Le radiocésium dans le sédiment

De la même manière que pour les organismes, les radioécologistes utilisent pour les sédiments la notion de coefficient de partage qui est le rapport à l’équilibre de la concentration d’un radionucléide donnée dans les sédiments avec la teneur de ce même élément dans l’eau. Le coefficient de partage du césium se situe entre 2000 et 4000 (IAEA [2004]). Comme nous l’avons vu, le césium en solution se trouve sous forme cationique, il est retenu par les particules sédimentaires notamment par échange ionique entre Cs+ et K+. Cet échange peut se faire soit à la surface des particules, dans ce cas il s’agit d’une fixation réversible, soit à l’intérieur du réseau cristallin ce qui est le cas notamment pour les minéraux argileux à structure en feuillets (illite), cette fixation est alors irréversible. Si le césium est essentiellement sous forme dissoute en haute mer, à cause  de ce dernier type de fixation il s’avère, notamment en domaine côtier, être un relativement bon marqueur des apports solides des rivières marqués soit par des rejets d’effluents radioactifs soit par lessivage des bassins versants contaminés par des retombées atmosphériques (Charmasson [2003]).

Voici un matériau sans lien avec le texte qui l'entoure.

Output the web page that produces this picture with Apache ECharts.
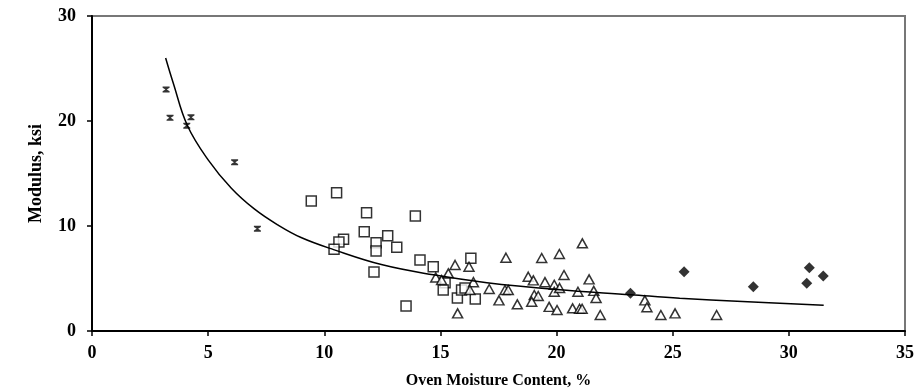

Une partie du 137Cs piégé dans la couche superficielle du sédiment (interface eau-sédiment) peut être remise en circulation dans le système par deux types de mécanismes : il s’agit d’une part du phénomène chimique de désorption (Hess et al. [1978]), considéré comme un processus important dans le cas du radiocésium (Stanners and Aston [1982]), et d’autre part via des phénomènes physiques de remise en suspension des sédiments sous l’action des courants, des vents ou des houles (Migniot [1977]) qui entrainent par conséquent les radioéléments qui y sont fixés. Ce phénomène de remise en suspension peut alors représenter, à long terme, une source supplémentaire du 137Cs dans l’eau. Le cycle du 137Cs dans l’environnement marin, ainsi que l’ensemble des processus que nous venons de décrire sont résumés sur la Figure 2.6.